La Cremonese il primo amore; la Sampdoria una giovane moglie che sarebbe stata amata per sempre; la Juventus ammaliante signora che in un modo o nell’altro sarebbe comunque riuscita a sedurlo; il Chelsea un amore maturo consumato tra i clamori di Stamford Bridge, dove la pronuncia del suo nome continuerà ogni volta a portare in alto i boccali. A tutte ha lasciato in dote trofei come figli conquistati in comune, nazionali e internazionali, sempre facendo l’amore con il gol, 259 in 673 partite, complessivamente.
Ciò che non è riuscito a donare alla maglia azzurra, pur avendolo meritato soprattutto in quell’estate italiana del 1990, lo ha restituito con l’abbraccio a Roberto Mancini l’11 luglio del 2021: lui magro, sfibrato ma entusiasta; il compagno di sempre grato per l’attraversamento in comune di quel penultimo tratto di strada.
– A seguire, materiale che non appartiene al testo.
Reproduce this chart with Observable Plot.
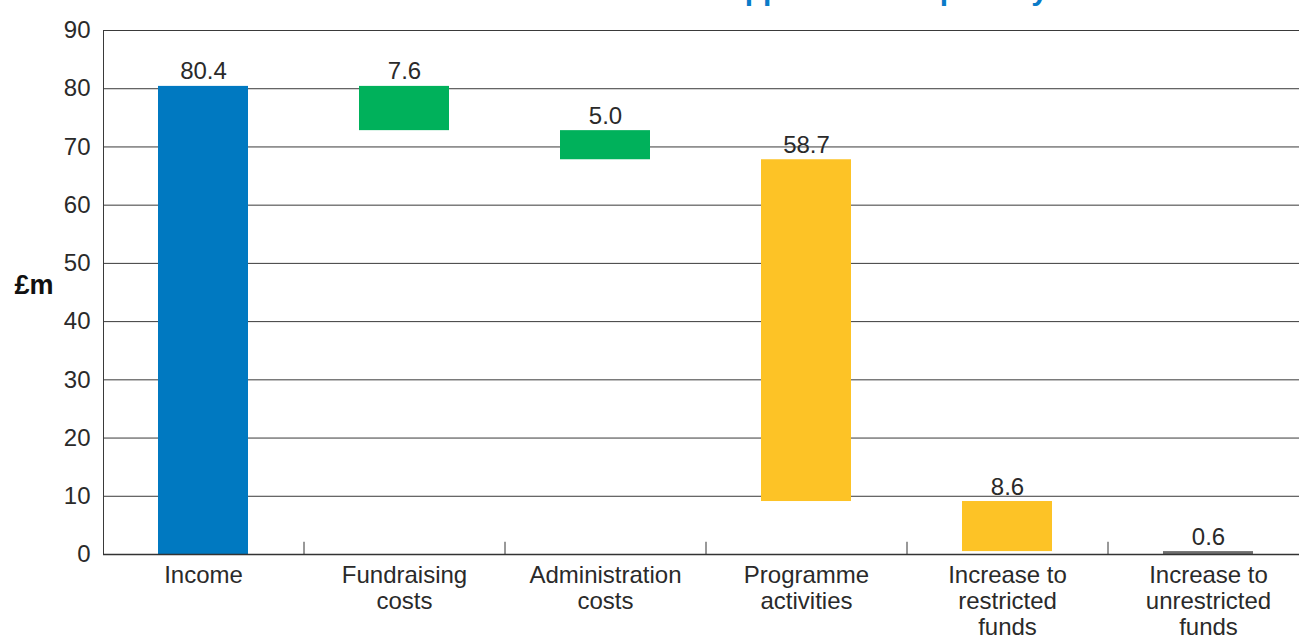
<!DOCTYPE html>
<html>
<head>
<meta charset="utf-8">
<script src="https://cdn.jsdelivr.net/npm/d3@7"></script>
<script src="https://cdn.jsdelivr.net/npm/@observablehq/plot@0.6"></script>
<style>
  html, body { margin: 0; padding: 0; background: #fff; overflow: hidden; width: 1299px; height: 638px; }
  #wrap { position: relative; width: 1299px; height: 638px; overflow: hidden; }
  #title { position: absolute; left: 0; top: 0; width: 1299px; height: 20px; overflow: hidden; }
  #chart { position: absolute; left: 0; top: 0; width: 1299px; height: 638px; overflow: hidden; }
</style>
</head>
<body>
<div id="wrap">
  <div id="chart"></div>
  <svg id="title" width="1299" height="20" viewBox="0 0 1299 20">
    <text x="1048" y="0" text-anchor="end" font-family="'Liberation Sans', Arial, sans-serif" font-weight="bold" font-size="30" fill="#0A7BC8">How our income was applied to end poverty</text>
  </svg>
</div>
<script>
const categories = ["Income", "Fundraising costs", "Administration costs", "Programme activities", "Increase to restricted funds", "Increase to unrestricted funds"];
const categoryLabels = ["Income", "Fundraising\ncosts", "Administration\ncosts", "Programme\nactivities", "Increase to\nrestricted\nfunds", "Increase to\nunrestricted\nfunds"];
const amounts = [80.4, 7.6, 5.0, 58.7, 8.6, 0.6];
const barColors = ["#0079C1", "#00B15B", "#00B15B", "#FDC326", "#FDC326", "#6E6E6E"];
const yTicks = [0, 10, 20, 30, 40, 50, 60, 70, 80, 90];

// waterfall table built from the arrays
let level = 0;
const rows = categories.map((c, i) => {
  let top, bottom;
  if (i === 0) { bottom = 0; top = amounts[i]; level = top; }
  else { top = level; bottom = level - amounts[i]; level = bottom; }
  return { category: c, label: categoryLabels[i], amount: amounts[i], top, bottom, color: barColors[i] };
});
const labelOf = new Map(categories.map((c, i) => [c, categoryLabels[i]]));

const chart = Plot.plot({
  width: 1299,
  height: 638,
  marginLeft: 103,
  marginRight: 0,
  marginTop: 30,
  marginBottom: 84,
  style: { fontFamily: "'Liberation Sans', Arial, sans-serif", fontSize: "24px", color: "#2a2a2a", background: "transparent" },
  x: { domain: categories, range: [103, 1309], paddingInner: 0.55, paddingOuter: 0.275, align: 0.5, label: null },
  y: { domain: [0, 90], label: null },
  marks: [
    Plot.ruleY(yTicks, { stroke: "#3a3a3a", strokeWidth: 1 }),
    Plot.frame({ anchor: "left", stroke: "#3a3a3a" }),
    Plot.barY(rows, { x: "category", y1: "bottom", y2: "top", fill: "color" }),
    Plot.ruleY([0], { stroke: "#333", strokeWidth: 1.5 }),
    Plot.ruleX(categories.slice(0, 5), { x: d => d, dx: 100.5, y1: 0, y2: 2.1, stroke: "#333" }),
    Plot.text(rows, { x: "category", y: "top", text: d => d.amount.toFixed(1), dy: -7, lineAnchor: "bottom", fontSize: 24, fill: "#2a2a2a" }),
    Plot.axisY(yTicks, { tickSize: 0, tickPadding: 13, fontSize: 24, label: null }),
    Plot.axisX({ tickSize: 0, tickPadding: 10, fontSize: 24, lineHeight: 1.08, tickFormat: d => labelOf.get(d), label: null }),
    Plot.text(["£m"], { frameAnchor: "left", dx: -89, dy: -7, textAnchor: "start", fontWeight: "bold", fontSize: 27, fill: "#111" })
  ]
});
document.getElementById("chart").appendChild(chart);
</script>
</body>
</html>
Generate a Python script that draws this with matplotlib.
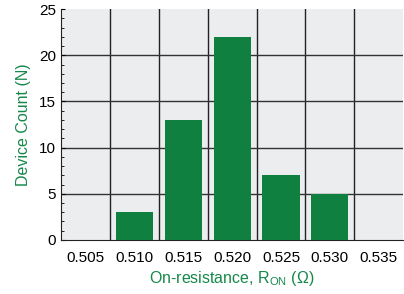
import numpy as np
import matplotlib.pyplot as plt
from matplotlib.ticker import MultipleLocator

plt.rcParams['font.family'] = ['Liberation Sans', 'DejaVu Sans']

labels = ['0.505', '0.510', '0.515', '0.520', '0.525', '0.530', '0.535']
counts = [0, 3, 13, 22, 7, 5, 0]

green = '#0f8040'
label_green = '#16884a'

fig = plt.figure(figsize=(4.04, 2.94), dpi=100)
ax = fig.add_axes([0.151, 0.184, 0.847, 0.785])
ax.set_facecolor('#ecedef')

x = np.arange(len(labels))
ax.bar(x, counts, width=0.76, color=green, zorder=3)

ax.set_xlim(-0.5, len(labels) - 0.5)
ax.set_ylim(0, 25)
ax.set_xticks(x)
ax.set_xticklabels(labels, fontsize=11)
ax.set_yticks(np.arange(0, 26, 5))
ax.tick_params(axis='y', labelsize=11, direction='in', length=3)
ax.tick_params(axis='x', length=0, pad=8)
ax.yaxis.set_minor_locator(MultipleLocator(1))
ax.tick_params(axis='y', which='minor', direction='in', length=2)

# grid: verticals at category boundaries, horizontals every 5
for b in np.arange(0.5, len(labels) - 0.5, 1):
    ax.axvline(b, color='#222222', lw=1, zorder=1)
for v in [5, 10, 15, 20]:
    ax.axhline(v, color='#333333', lw=1, zorder=1)

for s in ['top', 'right']:
    ax.spines[s].set_visible(False)
ax.spines['left'].set_color('#222222')
ax.spines['bottom'].set_color('#222222')

ax.set_ylabel('Device Count (N)', color=label_green, fontsize=11.5, labelpad=6)
ax.set_xlabel('On-resistance, R$_{\\mathregular{ON}}$ (\u03a9)', color=label_green,
              fontsize=11.5, labelpad=3)

fig.savefig('out.png', dpi=100)
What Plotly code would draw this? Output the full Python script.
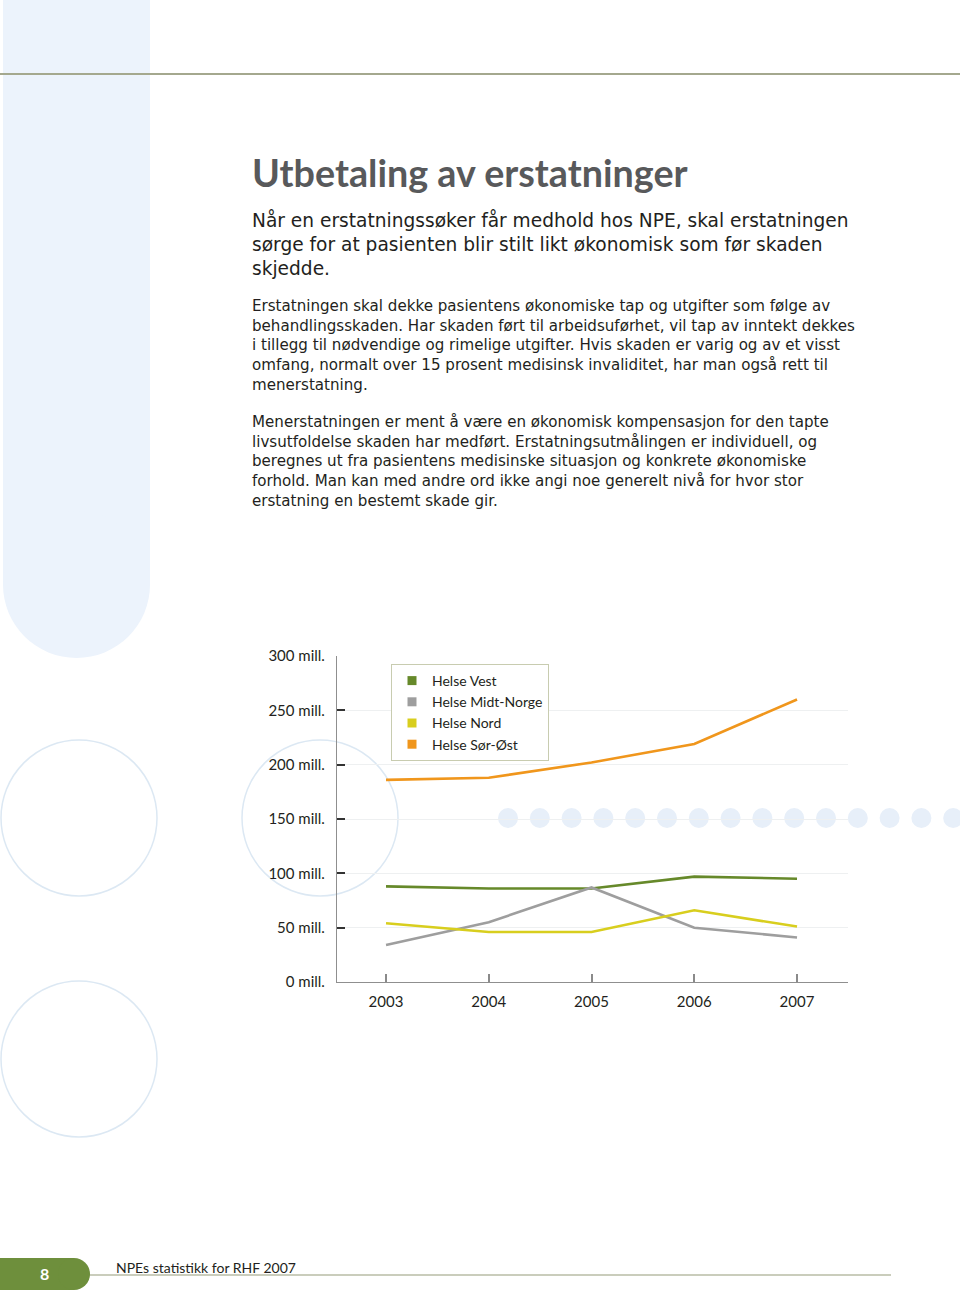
import plotly.graph_objects as go

# ---------------- data ----------------
years = [2003, 2004, 2005, 2006, 2007]
helse_vest = [88, 86, 86, 97, 95]
helse_midt_norge = [34, 55, 87, 50, 41]
helse_nord = [54, 46, 46, 66, 51]
helse_sor_ost = [186, 188, 202, 219, 260]

series_names = ["Helse Vest", "Helse Midt-Norge", "Helse Nord", "Helse Sør-Øst"]
series_values = [helse_vest, helse_midt_norge, helse_nord, helse_sor_ost]
series_colors = ["#66892a", "#9e9e9e", "#d8ce1e", "#f0961c"]

y_tick_values = [0, 50, 100, 150, 200, 250, 300]
y_tick_labels = ["0 mill.", "50 mill.", "100 mill.", "150 mill.", "200 mill.", "250 mill.", "300 mill."]
x_tick_labels = ["2003", "2004", "2005", "2006", "2007"]

title_text = "Utbetaling av erstatninger"
lead_lines = [
    "Når en erstatningssøker får medhold hos NPE, skal erstatningen",
    "sørge for at pasienten blir stilt likt økonomisk som før skaden",
    "skjedde.",
]
body_lines_1 = [
    "Erstatningen skal dekke pasientens økonomiske tap og utgifter som følge av",
    "behandlingsskaden. Har skaden ført til arbeidsuførhet, vil tap av inntekt dekkes",
    "i tillegg til nødvendige og rimelige utgifter. Hvis skaden er varig og av et visst",
    "omfang, normalt over 15 prosent medisinsk invaliditet, har man også rett til",
    "menerstatning.",
]
body_lines_2 = [
    "Menerstatningen er ment å være en økonomisk kompensasjon for den tapte",
    "livsutfoldelse skaden har medført. Erstatningsutmålingen er individuell, og",
    "beregnes ut fra pasientens medisinske situasjon og konkrete økonomiske",
    "forhold. Man kan med andre ord ikke angi noe generelt nivå for hvor stor",
    "erstatning en bestemt skade gir.",
]
footer_text = "NPEs statistikk for RHF 2007"
page_number = "8"

# ---------------- layout helpers ----------------
W, H = 960, 1295
FONT = "Lato"


def px(x):
    return x / W


def py(y):
    return 1 - y / H


fig = go.Figure()

for name, vals, col in zip(series_names, series_values, series_colors):
    fig.add_trace(go.Scatter(
        x=years, y=vals, mode="lines", name=name, legendgroup=name,
        showlegend=False, line=dict(color=col, width=2.6), hoverinfo="x+y+name",
    ))
for name, col in zip(series_names, series_colors):
    fig.add_trace(go.Scatter(
        x=[None], y=[None], mode="markers", name=name, legendgroup=name,
        marker=dict(symbol="square", size=9, color=col), showlegend=True,
    ))

shapes = []
# left light-blue band with rounded bottom
band_col = "#ecf3fc"
shapes.append(dict(type="rect", xref="paper", yref="paper", x0=px(3), x1=px(150),
                   y0=py(585), y1=py(0), fillcolor=band_col, line=dict(width=0), layer="below"))
shapes.append(dict(type="circle", xref="paper", yref="paper", x0=px(3), x1=px(150),
                   y0=py(658), y1=py(511), fillcolor=band_col, line=dict(width=0), layer="below"))
# outline circles
for cx, cy in [(79, 818), (320, 818), (79, 1059)]:
    r = 78
    shapes.append(dict(type="circle", xref="paper", yref="paper", x0=px(cx - r), x1=px(cx + r),
                       y0=py(cy + r), y1=py(cy - r), line=dict(color="#dce8f3", width=1.5),
                       fillcolor="rgba(0,0,0,0)", layer="below"))
# row of dots
for i in range(15):
    cx = 508 + i * 31.8
    r = 10
    shapes.append(dict(type="circle", xref="paper", yref="paper", x0=px(cx - r), x1=px(cx + r),
                       y0=py(818 + r), y1=py(818 - r), fillcolor="#e7eff9", line=dict(width=0),
                       layer="below"))
# top rule
shapes.append(dict(type="line", xref="paper", yref="paper", x0=0, x1=1, y0=py(74), y1=py(74),
                   line=dict(color="#a4a88e", width=2), layer="above"))
# footer rule
shapes.append(dict(type="line", xref="paper", yref="paper", x0=px(88), x1=px(891), y0=py(1275), y1=py(1275),
                   line=dict(color="#b8bda6", width=1.5), layer="above"))
# page badge
badge = "#6e8f3c"
shapes.append(dict(type="rect", xref="paper", yref="paper", x0=0, x1=px(74), y0=py(1290), y1=py(1258),
                   fillcolor=badge, line=dict(width=0), layer="above"))
shapes.append(dict(type="circle", xref="paper", yref="paper", x0=px(58), x1=px(90), y0=py(1290), y1=py(1258),
                   fillcolor=badge, line=dict(width=0), layer="above"))

annotations = []


def add_text(txt, x, y, size, color="#231f20", bold=False, xanchor="left", family=FONT, yanchor="middle"):
    annotations.append(dict(
        text=("<b>%s</b>" % txt) if bold else txt, xref="paper", yref="paper",
        x=px(x), y=py(y), xanchor=xanchor, yanchor=yanchor, showarrow=False, align="left",
        borderpad=0, font=dict(family=family, size=size, color=color),
    ))


LEAD_SIZE = 18.6
BODY_SIZE = 15.1
add_text(title_text, 251, 172, 37.7, color="#58595b", bold=True)
add_text("<br>".join(lead_lines), 251, 220 - LEAD_SIZE * 0.65, LEAD_SIZE,
         family="DejaVu Sans", yanchor="top")
add_text("<br>".join(body_lines_1), 251, 305.5 - BODY_SIZE * 0.65, BODY_SIZE,
         family="DejaVu Sans", yanchor="top")
add_text("<br>".join(body_lines_2), 251, 421.5 - BODY_SIZE * 0.65, BODY_SIZE,
         family="DejaVu Sans", yanchor="top")
add_text(footer_text, 115, 1267, 14)
add_text(page_number, 44, 1273, 16, color="white", bold=True, xanchor="center")

fig.update_layout(
    width=W, height=H,
    margin=dict(l=0, r=0, t=0, b=0, pad=0, autoexpand=False),
    paper_bgcolor="white", plot_bgcolor="rgba(0,0,0,0)",
    shapes=shapes, annotations=annotations,
    showlegend=True,
    legend=dict(
        x=px(391), y=py(664), xanchor="left", yanchor="top",
        bgcolor="white", bordercolor="#c8ccb0", borderwidth=1,
        font=dict(family=FONT, size=14, color="#231f20"),
        itemwidth=30, traceorder="normal",
    ),
    xaxis=dict(
        domain=[px(337), px(848)], range=[2002.523, 2007.496], automargin=False,
        tickvals=years, ticktext=x_tick_labels, ticks="inside", ticklen=8, tickwidth=1.5,
        tickcolor="#8a8a8a", showline=True, linecolor="#8f8f8f", linewidth=1.2,
        showgrid=False, zeroline=False, ticklabelstandoff=6,
        tickfont=dict(family=FONT, size=15, color="#231f20"),
    ),
    yaxis=dict(
        domain=[py(982), py(656)], range=[0, 300], automargin=False,
        tickvals=y_tick_values, ticktext=y_tick_labels, ticks="inside", ticklen=8, tickwidth=2,
        tickcolor="#333333", showline=True, linecolor="#8f8f8f", linewidth=1.2,
        showgrid=True, gridcolor="#eef0f1", gridwidth=1, zeroline=False, ticklabelstandoff=8,
        tickfont=dict(family=FONT, size=15, color="#231f20"),
    ),
)

fig.write_html("out.html", config={"displayModeBar": False},
               post_script="document.body.style.margin='0px';")
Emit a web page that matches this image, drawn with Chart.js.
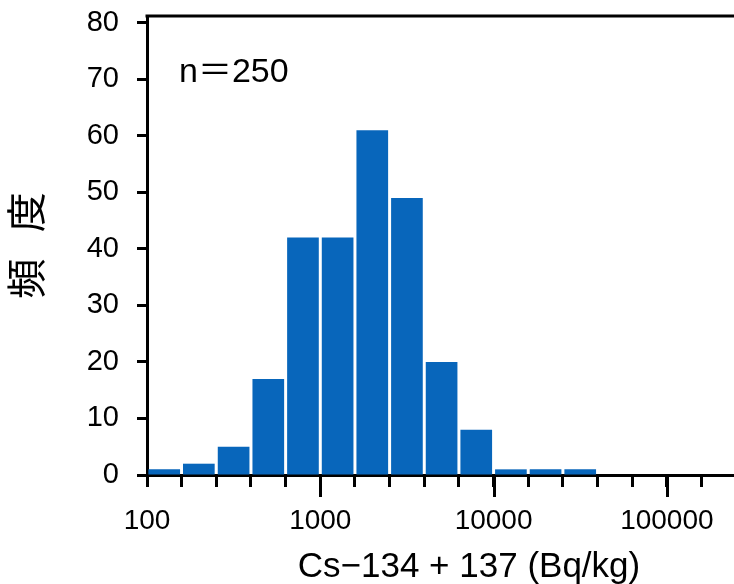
<!DOCTYPE html>
<html>
<head>
<meta charset="utf-8">
<script src="https://cdn.jsdelivr.net/npm/chart.js@4"></script>
<style>
  body { margin: 0; background: #fff; }
  #wrap { width: 734px; height: 584px; }
</style>
</head>
<body>
<div id="wrap"><canvas id="hist"></canvas></div>
<script>
// bin edges in Bq/kg, 1/5 decade wide
const binEdges = [100, 158, 251, 398, 631, 1000, 1585, 2512, 3981, 6310, 10000, 15849, 25119, 39811];
const counts = [1, 2, 5, 17, 42, 42, 61, 49, 20, 8, 1, 1, 1];
const xTicks = [100, 158, 251, 398, 631, 1000, 1585, 2512, 3981, 6310, 10000, 15849, 25119, 39811, 63096, 100000, 158489];
const xLabels = [100, 1000, 10000, 100000];
const longTicks = [1000, 10000, 100000];
const yTicks = [0, 10, 20, 30, 40, 50, 60, 70, 80];
const total = 250;

// bar centre = geometric middle of the bin
const bars = counts.map((c, i) => ({ x: Math.sqrt(binEdges[i] * binEdges[i + 1]), y: c }));

const extras = {
  id: 'extras',
  afterDraw(chart) {
    const { ctx, chartArea } = chart;
    const xs = chart.scales.x;
    ctx.save();
    ctx.strokeStyle = '#000';
    ctx.lineWidth = 3;
    ctx.beginPath();
    ctx.moveTo(chartArea.left - 1.5, chartArea.top);
    ctx.lineTo(chartArea.right, chartArea.top);
    longTicks.forEach(v => {
      const px = Math.round(xs.getPixelForValue(v)) + 0.5;
      ctx.moveTo(px, chartArea.bottom);
      ctx.lineTo(px, chartArea.bottom + 22);
    });
    ctx.stroke();

    ctx.fillStyle = '#000';
    ctx.textBaseline = 'alphabetic';
    ctx.font = '34px "Liberation Sans", "Noto Sans CJK JP"';
    ctx.fillText('n＝' + total, chartArea.left + 32, 82);

    ctx.font = '35px "Liberation Sans", "Noto Sans CJK JP"';
    ctx.textAlign = 'center';
    ctx.fillText('Cs−134 + 137 (Bq/kg)', 469, 577);
    ctx.restore();
  }
};

new Chart(document.getElementById('hist'), {
  type: 'bar',
  data: {
    datasets: [{
      data: bars,
      backgroundColor: '#0866BB',
      borderWidth: 0,
      barPercentage: 0.92,
      categoryPercentage: 1
    }]
  },
  options: {
    responsive: true,
    maintainAspectRatio: false,
    animation: false,
    layout: { padding: { top: 16, left: 0, right: 0, bottom: 0 } },
    plugins: { legend: { display: false }, tooltip: { enabled: false } },
    scales: {
      x: {
        type: 'logarithmic',
        min: 100,
        max: 244000,
        offset: false,
        z: 1,
        afterBuildTicks: s => { s.ticks = xTicks.map(v => ({ value: v })); },
        afterFit: s => { s.height = 109; s.paddingLeft = 0; s.paddingRight = 0; },
        grid: { drawOnChartArea: false, offset: false, tickLength: 12, tickWidth: 3, tickColor: '#000' },
        border: { color: '#000', width: 3 },
        ticks: {
          autoSkip: false,
          maxRotation: 0,
          color: '#000',
          padding: 17,
          font: { family: '"Liberation Sans"', size: 28 },
          callback: v => xLabels.includes(v) ? String(v) : ''
        }
      },
      y: {
        min: 0,
        max: 81.2,
        z: 1,
        afterBuildTicks: s => { s.ticks = yTicks.map(v => ({ value: v })); },
        afterFit: s => { s.width = 147; s.paddingTop = 0; s.paddingBottom = 0; },
        grid: { drawOnChartArea: false, tickLength: 10, tickWidth: 3, tickColor: '#000' },
        border: { color: '#000', width: 3 },
        ticks: {
          color: '#000',
          padding: 18,
          font: { family: '"Liberation Sans"', size: 29 }
        },
        title: {
          display: true,
          text: '頻\u2002\u2006度',
          color: '#000',
          font: { family: '"Noto Sans CJK JP"', size: 40 },
          padding: { top: 2, bottom: 0 }
        }
      }
    }
  },
  plugins: [extras]
});
</script>
</body>
</html>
C’era ancora Wembley di mezzo, a restituire i rigori di ventinove anni prima.
Era chiaro che la sua scomparsa, prematura e drammatica, avrebbe fatto riaffiorare questioni ombrose come quella dei sospetti di doping legati in particolare al processo contro la Juventus della quale fu uno degli alfieri, nella seconda metà degli anni Novanta, e in generale a tante morti premature del calcio italiano distribuite nel corso dei decenni passati. Anche di questo si era tornati a parlare al momento della sua scomparsa. Anche a sproposito, o per sentito dire, cosa che è sempre accaduta e che nella nostra epoca ha una cassa di risonanza molto più amplificata. Per quanto ci riguarda, crediamo che onorare davvero un’esistenza, al di là di quanto prestigioso sia stato il vissuto che l’ha accompagnata, significhi contemplarne anche i chiaroscuri, i momenti meno fulgidi.
Lui era Gianluca Vialli. L’uomo non c’è più, da un anno. La sua storia, grandiosa per le imprese sportive e grandiosamente dolente dal lato esistenziale nell’ultimo tratto, è ancora qui. Avrà sempre un senso continuare a raccontarla.